ORF-Korrespondentin Hannelore Veit berichtet aus Washington, wie man die Ursache für den Absturz des Jets aufklären möchte.

Schon zuvor berichteten US-Medien, dass man auch in Washington von einem möglichen Abschuss der Boeing ausgehe. Grund für die Annahme seien Satellitenaufnahmen: Der US-Sender CBS berief sich auf Angaben des Geheimdienstes, wonach ein Satellit erst Infrarotmarkierungen von zwei Raketenstarts aufgezeichnet habe, gefolgt von einer weiteren Markierung – der Explosion. Das US-Verteidigungsministerium lehnte einen Kommentar bisher hab.

Die Zeitschrift „Newsweek“ berichtete unterdessen, dass sowohl ein Pentagon- und ein hoher Geheimdienstmitarbeiter als auch ein irakischer Geheimdienstmitarbeiter davon ausgehen, dass das ukrainische Flugzeug von einer in Russland hergestellten „Tor“-Rakete getroffen worden sei. US-Präsident Donald Trump sagte unterdessen, dass er „den Verdacht“ habe, dass „jemand einen Fehler gemacht haben könnte“, schrieb die BBC.

Trump hat „Verdacht“

Auch US-Präsident Donald Trump heizte Mutmaßungen über die Absturzursache der Maschine an. „Ich habe meinen Verdacht“, sagte Trump im Weißen Haus. „Ich will das nicht sagen, weil andere Menschen auch diesen Verdacht haben. Es ist eine tragische Angelegenheit.“ Trump sagte weiter: „Jemand könnte einen Fehler gemacht haben.“ Auf die Frage, ob die Maschine aus Versehen abgeschossen worden sein könnte, sagte er allerdings: „Das weiß ich wirklich nicht.“

Trümmer bei der Absturzstelle des ukrainischen Flugzeugs nahe Teheran
APA/AFP
Trümmer der Maschine gingen auch über bewohntem Gebiet nieder

Iran weist Berichte zurück

Der Iran wies die Berichte zurück.

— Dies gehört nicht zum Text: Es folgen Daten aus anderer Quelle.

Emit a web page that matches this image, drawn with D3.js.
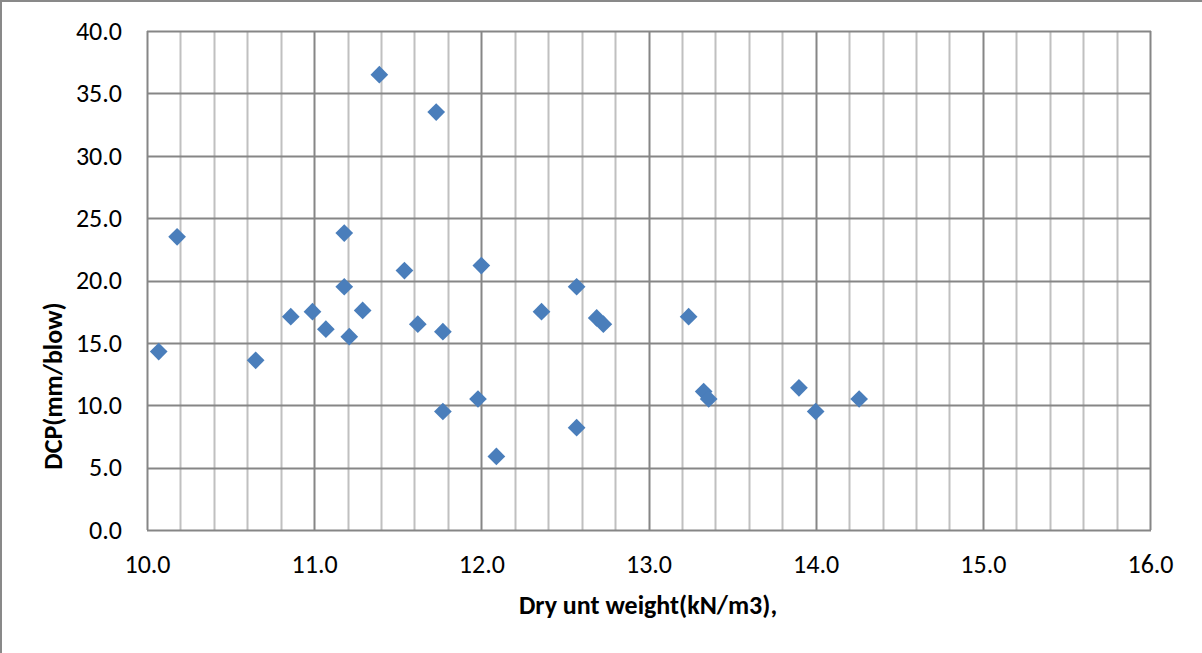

Der Leiter der iranischen Luftfahrtbehörde bezeichnete einen Abschuss der Passagiermaschine als „wissenschaftlich unmöglich“ und wies entsprechende Spekulationen als „unlogisch“ zurück. „Die Behauptung, dass die Maschine von einem iranischen Raketenabwehrsystem getroffen worden sei, kann ganz und gar nicht stimmen, weil zur selben Zeit des Absturzes mehrere andere Maschinen im iranischen Luftraum unterwegs waren“, sagte Ali Abedsadeh laut Nachrichtenagentur Fars.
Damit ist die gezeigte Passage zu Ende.